## START

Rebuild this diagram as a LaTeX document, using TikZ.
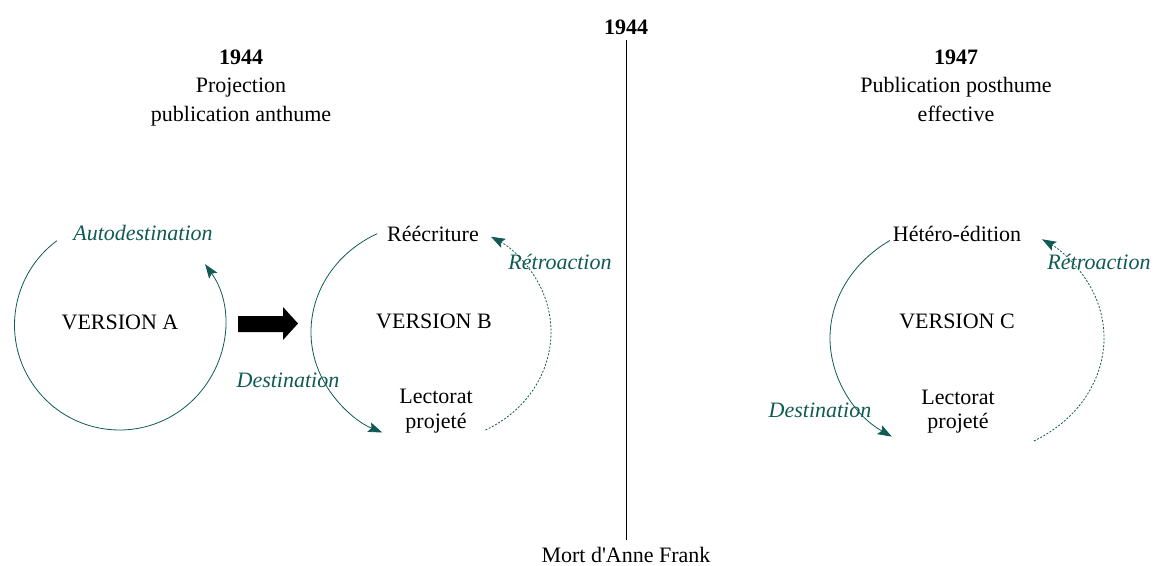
\documentclass[tikz,border=0pt]{standalone}
\usepackage{fontspec}
\setmainfont{Liberation Serif}
\usetikzlibrary{arrows.meta}
\definecolor{destcol}{RGB}{16,90,84}
\def\taille{\fontsize{22}{25}\selectfont}
\tikzset{
  lbl/.style={font=\taille,inner sep=0pt,text height=19pt,text depth=5pt},
  titre/.style={font=\taille\bfseries,inner sep=0pt,text height=19pt,text depth=5pt},
  flux/.style={font=\taille\itshape,text=destcol,inner sep=0pt,text height=19pt,text depth=5pt},
  destarc/.style={destcol,line width=0.8pt,->},
  retroarc/.style={destcol,line width=0.8pt,dash pattern=on 2pt off 1.6pt,->},
}
\begin{document}
\begin{tikzpicture}[>={Stealth[length=14pt,width=10pt,inset=2.5pt]},line join=round,x=1pt,y=1pt]
	\useasboundingbox (0,0) rectangle (1154,-565);
	% axe central
	\node[titre] (date) at (626,-27) {1944};
	\node[lbl] (mort) at (626,-555) {Mort d\textquotesingle Anne Frank};
	\draw[line width=0.8pt] (626,-40) -- (626,-540);
	% en-tetes
	\node[titre] (anA) at (241,-57) {1944};
	\node[lbl] (projA) at (241,-85) {Projection};
	\node[lbl] (pubA) at (241,-114) {publication anthume};
	\node[titre] (anC) at (956,-57) {1947};
	\node[lbl] (projC) at (956,-85) {Publication posthume};
	\node[lbl] (pubC) at (956,-114) {effective};
	% version A
	\node[lbl] (versA) at (120,-322) {VERSION A};
	\node[flux] (auto) at (143,-233) {Autodestination};
	\draw[destarc] (119.5,-325) ++(126.6:105) arc (126.6:395.4:105);
	\fill (238,-316) -- (283,-316) -- (283,-307) -- (298,-323.5) -- (283,-340) -- (283,-332) -- (238,-332) -- cycle;
	% version B
	\node[lbl] (reecr) at (433,-234) {Réécriture};
	\node[lbl] (versB) at (434,-321) {VERSION B};
	\node[lbl] (lectB) at (436,-396) {Lectorat};
	\node[lbl] (projB) at (436,-421) {projeté};
	\node[flux] (retroB) at (560,-262) {Rétroaction};
	\node[flux] (destB) at (288,-380) {Destination};
	\draw[destarc] (431,-332) ++(116.6:120 and 110) arc[start angle=116.6,end angle=246,x radius=120,y radius=110];
	\draw[retroarc] (431,-332) ++(-63:120 and 110) arc[start angle=-63,end angle=60,x radius=120,y radius=110];
	% version C
	\node[lbl] (hetero) at (957,-234) {Hétéro-édition};
	\node[lbl] (versC) at (957,-321) {VERSION C};
	\node[lbl] (lectC) at (958,-397) {Lectorat};
	\node[lbl] (projC2) at (958,-421) {projeté};
	\node[flux] (retroC) at (1099,-262) {Rétroaction};
	\node[flux] (destC) at (820,-410) {Destination};
	\draw[destarc] (967,-338) ++(124.3:137 and 118) arc[start angle=124.3,end angle=236.7,x radius=137,y radius=118];
	\draw[retroarc] (967,-338) ++(-60.8:137 and 118) arc[start angle=-60.8,end angle=56.8,x radius=137,y radius=118];
\end{tikzpicture}
\end{document}
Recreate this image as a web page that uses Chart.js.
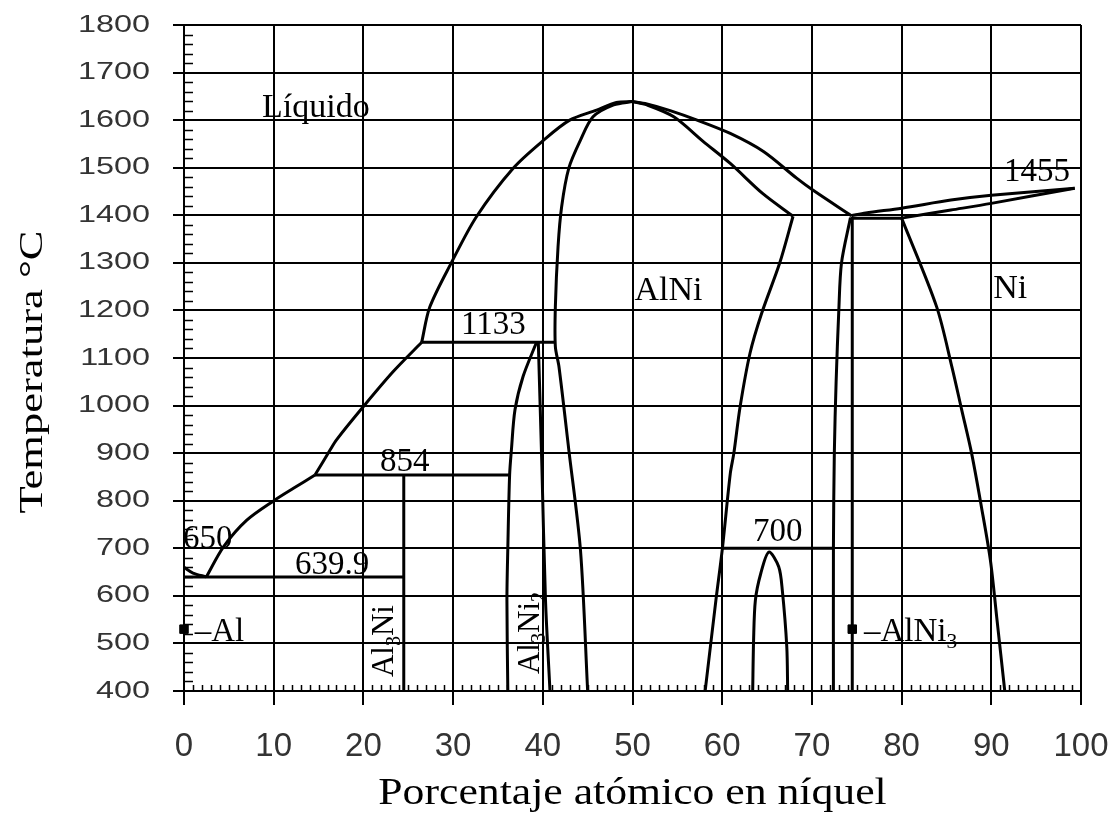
<!DOCTYPE html>
<html>
<head>
<meta charset="utf-8">
<script src="https://cdn.jsdelivr.net/npm/chart.js@4.4.1/dist/chart.umd.min.js"></script>
<style>
  body { margin: 0; background: #fff; }
  #wrap { width: 1118px; height: 816px; position: relative; }
</style>
</head>
<body>
<div id="wrap"><canvas id="myChart"></canvas></div>
<script>
// Al-Ni phase diagram, points are [at% Ni, temperature °C]
// each list is one smooth stretch of a boundary (split at the corners)
var liquidusAlEnd = [[0,660],[1,648],[2.5,640]];
var liquidusLow = [[2.5,640],[4.4,703],[7,759],[10.1,801],[12.2,826],[14.6,854]];
var liquidusMid = [[14.6,854],[16.3,907],[17,928],[20,998],[23.3,1071],[26.5,1133]];
var liquidusHigh = [[26.5,1133],[27.4,1207],[29.8,1300],[32.6,1397],[36.7,1499],[40.1,1558],
  [43,1600],[46,1621],[48.2,1637],[50,1639]];
var liquidusNiSide = [[50,1639],[51.6,1634],[54.2,1620],[57.2,1600],[60.9,1572],[64.6,1534],
  [68.3,1478],[70.1,1453],[74.4,1399]];
var liquidusNi = [[74.4,1399],[76,1405],[80,1415],[85.5,1432],[90,1442],[99.3,1457]];
var solidusNi = [[80,1394],[85.5,1411],[90,1425],[99.3,1457]];
var alniLeft = [[50,1639],[47.9,1632],[45.6,1607],[44.2,1558],[42.9,1499],[42.1,1418],[41.7,1334],
  [41.4,1208],[41.4,1124],[41.8,1082],[42.9,907],[44.2,696],[45,400]];
var alniSolidus = [[50,1639],[51.6,1632],[54.6,1607],[57.9,1555],[60.9,1509],[64.5,1446],[67.9,1398]];
var alniSolvus = [[67.9,1398],[66.4,1299],[64.4,1194],[63.1,1110],[62,998],[61.3,900],[60.9,857],
  [60,696],[59.3,591],[58.1,400]];
var al3ni2Left = [[39.3,1133],[37.8,1061],[36.9,991],[36.5,907],[36.3,854],[36.1,700],[36,591],[36.1,400]];
var al3ni2Right = [[39.5,1133],[39.9,871],[40.3,591],[40.8,400]];
var al3ni5Dome = [[63.4,400],[63.5,507],[63.7,591],[64.3,647],[65.2,692],[66.3,661],[66.7,612],[67.2,493],[67.3,400]];
var alni3Left = [[74.3,1395],[73.3,1300],[73,1200],[72.7,1050],[72.5,900],[72.4,700],[72.4,400]];
var alni3Right = [[74.5,1395],[74.5,400]];
var niSolvus = [[80,1394],[83.9,1208],[85.6,1082],[86.7,991],[87.8,900],[88.9,787],[89.9,675],[90.6,556],[91.5,400]];
var al3niLine = [[24.5,854],[24.5,400]];

// invariant reactions: temperature and composition span
var isoTemps = [639.9, 854, 1133, 700, 1394];
var isoFrom  = [0, 14.6, 26.5, 60, 74.3];
var isoTo    = [24.5, 36.3, 41.4, 72.4, 80];

// pure element / compound markers
var markerX = [0, 74.5];
var markerY = [530, 530];

var boundaries = [liquidusAlEnd, liquidusLow, liquidusMid, liquidusHigh, liquidusNiSide, liquidusNi,
  solidusNi, alniLeft, alniSolidus, alniSolvus, al3ni2Left, al3ni2Right, al3ni5Dome, alni3Left,
  alni3Right, niSolvus, al3niLine];

function lineSet (pts, tension) {
  return {
    data: pts.map(function (p) { return { x: p[0], y: p[1] }; }),
    showLine: true,
    borderColor: '#000',
    borderWidth: 3,
    pointRadius: 0,
    fill: false,
    tension: tension
  };
}

var datasets = boundaries.map(function (b) { return lineSet(b, 0.3); });
isoTemps.forEach(function (t, i) {
  datasets.push(lineSet([[isoFrom[i], t], [isoTo[i], t]], 0));
});
datasets.push({
  data: markerX.map(function (x, i) { return { x: x, y: markerY[i] }; }),
  showLine: false,
  clip: false,
  pointStyle: 'rect',
  pointRadius: 6,
  backgroundColor: '#000',
  borderColor: '#000'
});

// text on the diagram: parts, data position, alignment, rotation
var notes = [
  { parts: [['Líquido']], x: 14.7, y: 1630, size: 34 },
  { parts: [['AlNi']], x: 54, y: 1245, size: 34 },
  { parts: [['Ni']], x: 92.1, y: 1249, size: 34 },
  { parts: [[String(isoTemps[2])]], x: 34.5, y: 1174, size: 33 },
  { parts: [[String(isoTemps[1])]], x: 24.6, y: 886, size: 33 },
  { parts: [[String(isoTemps[0])]], x: 16.5, y: 669, size: 33 },
  { parts: [['650']], x: 2.65, y: 724, size: 33 },
  { parts: [[String(isoTemps[3])]], x: 66.2, y: 738, size: 33 },
  { parts: [['1455']], x: 95.1, y: 1495, size: 33 },
  { parts: [['\u2013Al']], x: 1.2, y: 528, size: 33, align: 'left' },
  { parts: [['\u2013AlNi'], ['3', 1]], x: 75.8, y: 528, size: 33, align: 'left' },
  { parts: [['Al'], ['3', 1], ['Ni']], x: 22.2, y: 505, size: 31, rot: -Math.PI / 2 },
  { parts: [['Al'], ['3', 1], ['Ni'], ['2', 1]], x: 38.4, y: 522, size: 31, rot: -Math.PI / 2 }
];

function richText (ctx, parts, size, px, py, align, rot) {
  ctx.save();
  ctx.translate(px, py);
  if (rot) ctx.rotate(rot);
  ctx.textAlign = 'left';
  ctx.textBaseline = 'alphabetic';
  ctx.fillStyle = '#000';
  var w = 0;
  var widths = parts.map(function (p) {
    ctx.font = (p[1] ? size * 0.65 : size) + 'px "Liberation Serif"';
    var m = ctx.measureText(p[0]).width;
    w += m;
    return m;
  });
  var x = align === 'left' ? 0 : -w / 2;
  parts.forEach(function (p, i) {
    ctx.font = (p[1] ? size * 0.65 : size) + 'px "Liberation Serif"';
    ctx.fillText(p[0], x, size * 0.33 + (p[1] ? size * 0.22 : 0));
    x += widths[i];
  });
  ctx.restore();
}

var decor = {
  id: 'decor',
  afterDraw: function (chart) {
    var ctx = chart.ctx, xs = chart.scales.x, ys = chart.scales.y, a = chart.chartArea;
    ctx.save();
    ctx.strokeStyle = '#000';
    ctx.lineWidth = 1.5;
    ctx.beginPath();
    // minor ticks
    for (var v = 400; v < 1800; v += 20) {
      if (v % 100 === 0) continue;
      var py = Math.round(ys.getPixelForValue(v)) + 0.5;
      ctx.moveTo(a.left, py); ctx.lineTo(a.left + 9, py);
    }
    for (var u = 1; u < 100; u++) {
      if (u % 10 === 0) continue;
      var px = Math.round(xs.getPixelForValue(u)) + 0.5;
      ctx.moveTo(px, a.bottom); ctx.lineTo(px, a.bottom - 6);
    }
    ctx.stroke();

    // y tick labels, wide face
    ctx.font = '24px "Liberation Sans"';
    ctx.fillStyle = '#333';
    ctx.textAlign = 'right';
    ctx.textBaseline = 'middle';
    ys.ticks.forEach(function (t) {
      ctx.save();
      ctx.translate(150, ys.getPixelForValue(t.value));
      ctx.scale(1.35, 1);
      ctx.fillText(String(t.value), 0, 0);
      ctx.restore();
    });

    // axis titles
    ctx.fillStyle = '#000';
    ctx.textAlign = 'center';
    ctx.textBaseline = 'alphabetic';
    ctx.font = '38px "Liberation Serif"';
    ctx.save();
    ctx.translate((a.left + a.right) / 2, 804);
    ctx.scale(1.15, 1);
    ctx.fillText('Porcentaje atómico en níquel', 0, 0);
    ctx.restore();

    ctx.font = '33px "Liberation Serif"';
    ctx.save();
    ctx.translate(42, 372);
    ctx.rotate(-Math.PI / 2);
    ctx.scale(1.35, 1);
    ctx.fillText('Temperatura °C', 0, 0);
    ctx.restore();

    notes.forEach(function (n) {
      richText(ctx, n.parts, n.size, xs.getPixelForValue(n.x), ys.getPixelForValue(n.y), n.align, n.rot);
    });
    ctx.restore();
  }
};

var ctx = document.getElementById('myChart');
new Chart(ctx, {
  type: 'scatter',
  data: { datasets: datasets },
  options: {
    responsive: true,
    maintainAspectRatio: false,
    animation: false,
    layout: { autoPadding: false, padding: { top: 25, right: 37, left: 0, bottom: 0 } },
    plugins: { legend: { display: false }, tooltip: { enabled: false } },
    scales: {
      x: {
        type: 'linear',
        min: 0,
        max: 100,
        afterFit: function (s) { s.height = 125; s.paddingLeft = 0; s.paddingRight = 0; },
        ticks: { stepSize: 10, color: '#333', padding: 22, font: { family: 'Liberation Sans', size: 33 } },
        grid: { color: '#000', lineWidth: 2, tickLength: 14, tickColor: '#000' },
        border: { color: '#000', width: 2 }
      },
      y: {
        type: 'linear',
        min: 400,
        max: 1800,
        afterFit: function (s) { s.width = 184; s.paddingTop = 0; s.paddingBottom = 0; },
        ticks: { stepSize: 100, color: 'rgba(0,0,0,0)', font: { family: 'Liberation Sans', size: 24 } },
        grid: { color: '#000', lineWidth: 2, tickLength: 11, tickColor: '#000' },
        border: { color: '#000', width: 2 }
      }
    }
  },
  plugins: [decor]
});
</script>
</body>
</html>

## END

■ **EXERCISE REQUIREMENTS**
In how many lines does the word "diagram" appear? Respond with the number alone.

■ **RESULT BELOW**
3